• [EXERCISE GOAL]: Reproduce the full listing below unchanged, apart from the pictures.

• [DATA EXCERPT]:

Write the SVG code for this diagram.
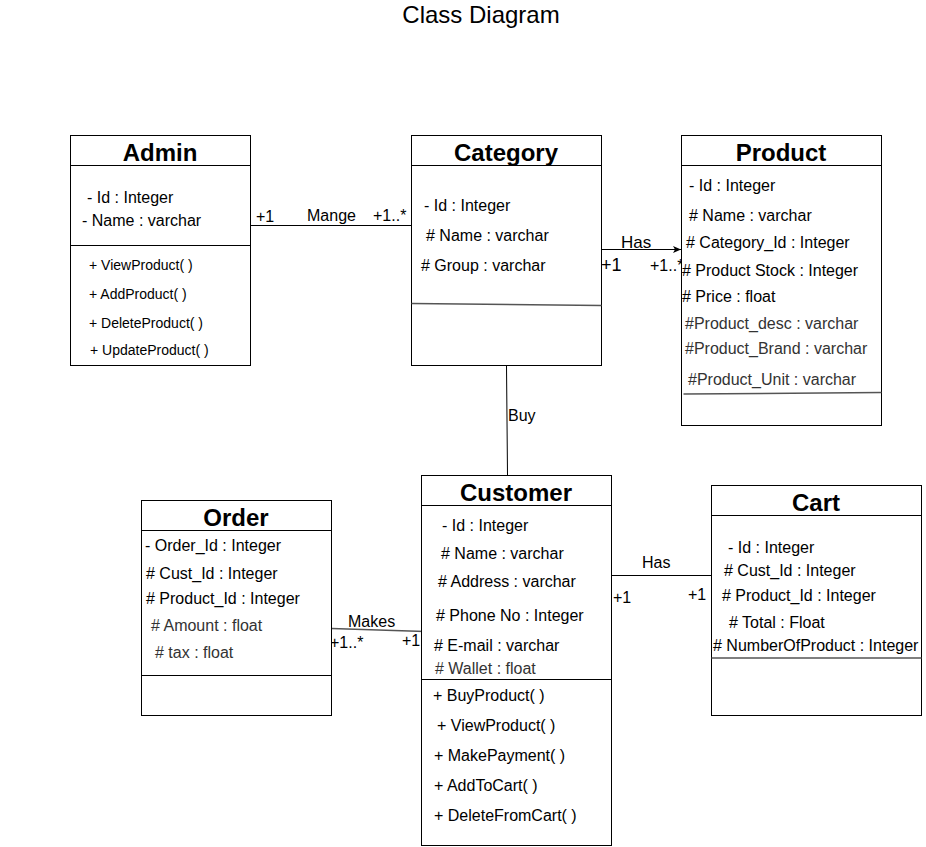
<svg xmlns="http://www.w3.org/2000/svg" width="926" height="847" viewBox="0 0 926 847">
<style>
text{font-family:"Liberation Sans",Arial,sans-serif;fill:#000}
.t{font-size:24px;font-weight:bold;text-anchor:middle}
.a{font-size:16px}
.g{fill:#333}
.m{font-size:14px}
.box{fill:#fff;stroke:#000;stroke-width:1}
.ln{stroke:#000;stroke-width:1;fill:none}
.gl{stroke:#555;stroke-width:1.5;fill:none}
</style>
<defs>
<marker id="arr" markerWidth="10" markerHeight="10" refX="9" refY="5" orient="auto" markerUnits="userSpaceOnUse">
<path d="M1,1.5 L9,5 L1,8.5 L3,5 Z" fill="#000"/>
</marker>
</defs>
<rect width="926" height="847" fill="#fff"/>
<text x="481" y="23" style="font-size:24px;text-anchor:middle">Class Diagram</text>

<g id="connectors">
<line class="ln" x1="250.5" y1="225.5" x2="411.5" y2="225.5"/>
<text class="a" x="256" y="222">+1</text>
<text class="a" x="307" y="221">Mange</text>
<text class="a" x="373" y="221">+1..*</text>
<line class="ln" x1="601.5" y1="249.5" x2="681" y2="249.5" marker-end="url(#arr)"/>
<text x="621" y="248" style="font-size:17px">Has</text>
<text x="601" y="271" style="font-size:18px">+1</text>
<text class="a" x="650" y="271">+1..*</text>
<line class="ln" x1="506.5" y1="365.5" x2="507.5" y2="475.5"/>
<text class="a" x="508" y="421">Buy</text>
<line class="ln" x1="611.5" y1="575.5" x2="711.5" y2="575.5"/>
<text class="a" x="642" y="568">Has</text>
<text class="a" x="613" y="603">+1</text>
<text class="a" x="688" y="600">+1</text>
<line class="gl" x1="331.5" y1="628.5" x2="425" y2="631.5"/>
<text class="a" x="348" y="627">Makes</text>
<text class="a" x="330" y="648">+1..*</text>
<text class="a" x="402" y="646">+1</text>
</g>

<g id="admin">
<rect class="box" x="70.5" y="135.5" width="180" height="230"/>
<line class="ln" x1="70.5" y1="165.5" x2="250.5" y2="165.5"/>
<line class="ln" x1="70.5" y1="245.5" x2="250.5" y2="245.5"/>
<text class="t" x="160" y="161">Admin</text>
<text class="a" x="87" y="203">- Id : Integer</text>
<text class="a" x="82" y="226">- Name : varchar</text>
<text class="m" x="89" y="270">+ ViewProduct( )</text>
<text class="m" x="89" y="299">+ AddProduct( )</text>
<text class="m" x="89" y="328">+ DeleteProduct( )</text>
<text class="m" x="90" y="355">+ UpdateProduct( )</text>
</g>

<g id="category">
<rect class="box" x="411.5" y="135.5" width="190" height="230"/>
<line class="ln" x1="411.5" y1="165.5" x2="601.5" y2="165.5"/>
<line class="gl" x1="411.5" y1="303.5" x2="601.5" y2="305.5"/>
<text class="t" x="506" y="161">Category</text>
<text class="a" x="424" y="211">- Id : Integer</text>
<text class="a" x="426" y="241"># Name : varchar</text>
<text class="a" x="421" y="271"># Group : varchar</text>
</g>

<g id="product">
<rect class="box" x="681.5" y="135.5" width="200" height="290"/>
<line class="ln" x1="681.5" y1="165.5" x2="881.5" y2="165.5"/>
<line class="gl" x1="683.5" y1="394" x2="881.5" y2="392.5"/>
<text class="t" x="781" y="161">Product</text>
<text class="a" x="689" y="191">- Id : Integer</text>
<text class="a" x="689" y="221"># Name : varchar</text>
<text class="a" x="686" y="248"># Category_Id : Integer</text>
<text class="a" x="682" y="276"># Product Stock : Integer</text>
<text class="a" x="682" y="302"># Price : float</text>
<text class="a g" x="685" y="329">#Product_desc : varchar</text>
<text class="a g" x="685" y="354">#Product_Brand : varchar</text>
<text class="a g" x="688" y="385">#Product_Unit : varchar</text>
</g>

<g id="customer">
<rect class="box" x="421.5" y="475.5" width="190" height="370"/>
<line class="ln" x1="421.5" y1="505.5" x2="611.5" y2="505.5"/>
<line class="ln" x1="421.5" y1="679.5" x2="611.5" y2="679.5"/>
<text class="t" x="516" y="501">Customer</text>
<text class="a" x="442" y="531">- Id : Integer</text>
<text class="a" x="441" y="559"># Name : varchar</text>
<text class="a" x="438" y="587"># Address : varchar</text>
<text class="a" x="436" y="621"># Phone No : Integer</text>
<text class="a" x="434" y="651"># E-mail : varchar</text>
<text class="a g" x="435" y="674"># Wallet : float</text>
<text class="a" x="433" y="701">+ BuyProduct( )</text>
<text class="a" x="437" y="731">+ ViewProduct( )</text>
<text class="a" x="434" y="761">+ MakePayment( )</text>
<text class="a" x="434" y="791">+ AddToCart( )</text>
<text class="a" x="434" y="821">+ DeleteFromCart( )</text>
</g>

<g id="cart">
<rect class="box" x="711.5" y="485.5" width="210" height="230"/>
<line class="ln" x1="711.5" y1="515.5" x2="921.5" y2="515.5"/>
<line class="gl" x1="711.5" y1="658" x2="921.5" y2="658"/>
<text class="t" x="816" y="511">Cart</text>
<text class="a" x="728" y="553">- Id : Integer</text>
<text class="a" x="724" y="576"># Cust_Id : Integer</text>
<text class="a" x="722" y="601"># Product_Id : Integer</text>
<text class="a" x="729" y="628"># Total : Float</text>
<text class="a" x="713" y="651"># NumberOfProduct : Integer</text>
</g>

<g id="order">
<rect class="box" x="141.5" y="500.5" width="190" height="215"/>
<line class="ln" x1="141.5" y1="530.5" x2="331.5" y2="530.5"/>
<line class="ln" x1="141.5" y1="675.5" x2="331.5" y2="675.5"/>
<text class="t" x="236" y="526">Order</text>
<text class="a" x="145" y="551">- Order_Id : Integer</text>
<text class="a" x="146" y="579"># Cust_Id : Integer</text>
<text class="a" x="146" y="604"># Product_Id : Integer</text>
<text class="a g" x="151" y="631"># Amount : float</text>
<text class="a g" x="155" y="658"># tax : float</text>
</g>
</svg>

• [RESULT FOR THIS EXERCISE]:
Write the SVG code for this diagram.
<svg xmlns="http://www.w3.org/2000/svg" width="926" height="847" viewBox="0 0 926 847">
<style>
text{font-family:"Liberation Sans",Arial,sans-serif;fill:#000}
.t{font-size:24px;font-weight:bold;text-anchor:middle}
.a{font-size:16px}
.g{fill:#333}
.m{font-size:14px}
.box{fill:#fff;stroke:#000;stroke-width:1}
.ln{stroke:#000;stroke-width:1;fill:none}
.gl{stroke:#555;stroke-width:1.5;fill:none}
</style>
<defs>
<marker id="arr" markerWidth="10" markerHeight="10" refX="9" refY="5" orient="auto" markerUnits="userSpaceOnUse">
<path d="M1,1.5 L9,5 L1,8.5 L3,5 Z" fill="#000"/>
</marker>
</defs>
<rect width="926" height="847" fill="#fff"/>
<text x="481" y="23" style="font-size:24px;text-anchor:middle">Class Diagram</text>

<g id="connectors">
<line class="ln" x1="250.5" y1="225.5" x2="411.5" y2="225.5"/>
<text class="a" x="256" y="222">+1</text>
<text class="a" x="307" y="221">Mange</text>
<text class="a" x="373" y="221">+1..*</text>
<line class="ln" x1="601.5" y1="249.5" x2="681" y2="249.5" marker-end="url(#arr)"/>
<text x="621" y="248" style="font-size:17px">Has</text>
<text x="601" y="271" style="font-size:18px">+1</text>
<text class="a" x="650" y="271">+1..*</text>
<line class="ln" x1="506.5" y1="365.5" x2="507.5" y2="475.5"/>
<text class="a" x="508" y="421">Buy</text>
<line class="ln" x1="611.5" y1="575.5" x2="711.5" y2="575.5"/>
<text class="a" x="642" y="568">Has</text>
<text class="a" x="613" y="603">+1</text>
<text class="a" x="688" y="600">+1</text>
<line class="gl" x1="331.5" y1="628.5" x2="425" y2="631.5"/>
<text class="a" x="348" y="627">Makes</text>
<text class="a" x="330" y="648">+1..*</text>
<text class="a" x="402" y="646">+1</text>
</g>

<g id="admin">
<rect class="box" x="70.5" y="135.5" width="180" height="230"/>
<line class="ln" x1="70.5" y1="165.5" x2="250.5" y2="165.5"/>
<line class="ln" x1="70.5" y1="245.5" x2="250.5" y2="245.5"/>
<text class="t" x="160" y="161">Admin</text>
<text class="a" x="87" y="203">- Id : Integer</text>
<text class="a" x="82" y="226">- Name : varchar</text>
<text class="m" x="89" y="270">+ ViewProduct( )</text>
<text class="m" x="89" y="299">+ AddProduct( )</text>
<text class="m" x="89" y="328">+ DeleteProduct( )</text>
<text class="m" x="90" y="355">+ UpdateProduct( )</text>
</g>

<g id="category">
<rect class="box" x="411.5" y="135.5" width="190" height="230"/>
<line class="ln" x1="411.5" y1="165.5" x2="601.5" y2="165.5"/>
<line class="gl" x1="411.5" y1="303.5" x2="601.5" y2="305.5"/>
<text class="t" x="506" y="161">Category</text>
<text class="a" x="424" y="211">- Id : Integer</text>
<text class="a" x="426" y="241"># Name : varchar</text>
<text class="a" x="421" y="271"># Group : varchar</text>
</g>

<g id="product">
<rect class="box" x="681.5" y="135.5" width="200" height="290"/>
<line class="ln" x1="681.5" y1="165.5" x2="881.5" y2="165.5"/>
<line class="gl" x1="683.5" y1="394" x2="881.5" y2="392.5"/>
<text class="t" x="781" y="161">Product</text>
<text class="a" x="689" y="191">- Id : Integer</text>
<text class="a" x="689" y="221"># Name : varchar</text>
<text class="a" x="686" y="248"># Category_Id : Integer</text>
<text class="a" x="682" y="276"># Product Stock : Integer</text>
<text class="a" x="682" y="302"># Price : float</text>
<text class="a g" x="685" y="329">#Product_desc : varchar</text>
<text class="a g" x="685" y="354">#Product_Brand : varchar</text>
<text class="a g" x="688" y="385">#Product_Unit : varchar</text>
</g>

<g id="customer">
<rect class="box" x="421.5" y="475.5" width="190" height="370"/>
<line class="ln" x1="421.5" y1="505.5" x2="611.5" y2="505.5"/>
<line class="ln" x1="421.5" y1="679.5" x2="611.5" y2="679.5"/>
<text class="t" x="516" y="501">Customer</text>
<text class="a" x="442" y="531">- Id : Integer</text>
<text class="a" x="441" y="559"># Name : varchar</text>
<text class="a" x="438" y="587"># Address : varchar</text>
<text class="a" x="436" y="621"># Phone No : Integer</text>
<text class="a" x="434" y="651"># E-mail : varchar</text>
<text class="a g" x="435" y="674"># Wallet : float</text>
<text class="a" x="433" y="701">+ BuyProduct( )</text>
<text class="a" x="437" y="731">+ ViewProduct( )</text>
<text class="a" x="434" y="761">+ MakePayment( )</text>
<text class="a" x="434" y="791">+ AddToCart( )</text>
<text class="a" x="434" y="821">+ DeleteFromCart( )</text>
</g>

<g id="cart">
<rect class="box" x="711.5" y="485.5" width="210" height="230"/>
<line class="ln" x1="711.5" y1="515.5" x2="921.5" y2="515.5"/>
<line class="gl" x1="711.5" y1="658" x2="921.5" y2="658"/>
<text class="t" x="816" y="511">Cart</text>
<text class="a" x="728" y="553">- Id : Integer</text>
<text class="a" x="724" y="576"># Cust_Id : Integer</text>
<text class="a" x="722" y="601"># Product_Id : Integer</text>
<text class="a" x="729" y="628"># Total : Float</text>
<text class="a" x="713" y="651"># NumberOfProduct : Integer</text>
</g>

<g id="order">
<rect class="box" x="141.5" y="500.5" width="190" height="215"/>
<line class="ln" x1="141.5" y1="530.5" x2="331.5" y2="530.5"/>
<line class="ln" x1="141.5" y1="675.5" x2="331.5" y2="675.5"/>
<text class="t" x="236" y="526">Order</text>
<text class="a" x="145" y="551">- Order_Id : Integer</text>
<text class="a" x="146" y="579"># Cust_Id : Integer</text>
<text class="a" x="146" y="604"># Product_Id : Integer</text>
<text class="a g" x="151" y="631"># Amount : float</text>
<text class="a g" x="155" y="658"># tax : float</text>
</g>
</svg>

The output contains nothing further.